В июле 1814 года Оноре был зачислен экстерном в Турский коллеж, чтобы заново пройти курс предпоследнего класса. Здесь он получил награду изображение лилии; она была присуждена Оноре де Бальзаку. Награда эта свидетельствовала не столько о его отличных успехах, сколько о том, что реставрированная, но все еще не уверенная в собственной прочности монархия стремилась привлечь на свою сторону молодежь. В Турском коллеже, как и в Вандомском, мальчик страдал от нелепого скопидомства матери, которая была расточительна в крупных тратах, но расчетлива в мелочах. Его товарищи лакомились чудесной свининой, которую приносили из дому, а юный Оноре грыз сухой хлеб. "Тебе что, есть нечего?" - насмешливо спрашивали товарищи. Даже много времени спустя один из них продолжал называть его "бедняга Бальзак". Глубоко задетый и униженный, мальчик давал себе клятву в один прекрасный день ослепить их своею славой. Но на каком поприще? Этого он еще не знал, однако ощущал в себе нечеловеческую силу. Ранняя зрелость его суждений поражала даже мать. "Ты, должно быть, сам не понимаешь того, что говоришь, Оноре!" - ворчала она. А он в ответ лишь улыбался, насмешливо и добродушно. И этот молчаливый протест выводил из себя госпожу Бальзак. Ее раздражало постоянное присутствие проницательного подростка, который слишком многое видел. Сестры только смеялись, когда он заявлял, что "в один прекрасный день бахвал Оноре удивит мир". А пока что он внимательно изучал этот мир.

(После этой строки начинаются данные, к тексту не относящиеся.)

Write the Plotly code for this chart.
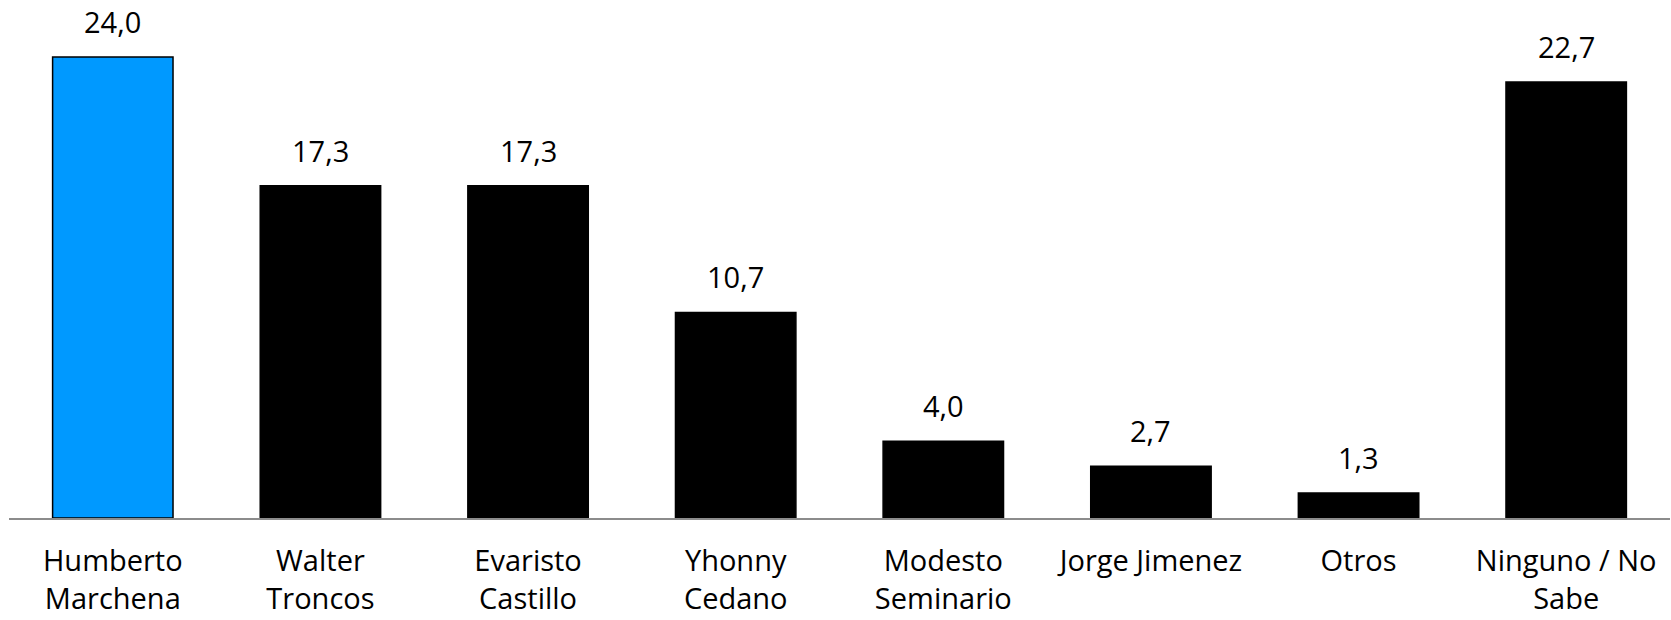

В его удивительную память накрепко врезались события и образы. Мягкие пейзажи Турени, красота зеленеющих долин, окаймленных тополями, селения, разбросанные по холмам, величавая Луара, по глади которой скользили паруса, готические колокольни собора святого Гасьена, старинные витражи, лица священников, разговоры друзей дома - все запечатлевалось в его мозгу. Он не только отлично помнил предметы и людей, но мог по собственному желанию вызывать их перед своим мысленным взором такими, какими видел, живыми и красочными. "Он собирал строительные материалы, еще не зная, для какого здания они послужат".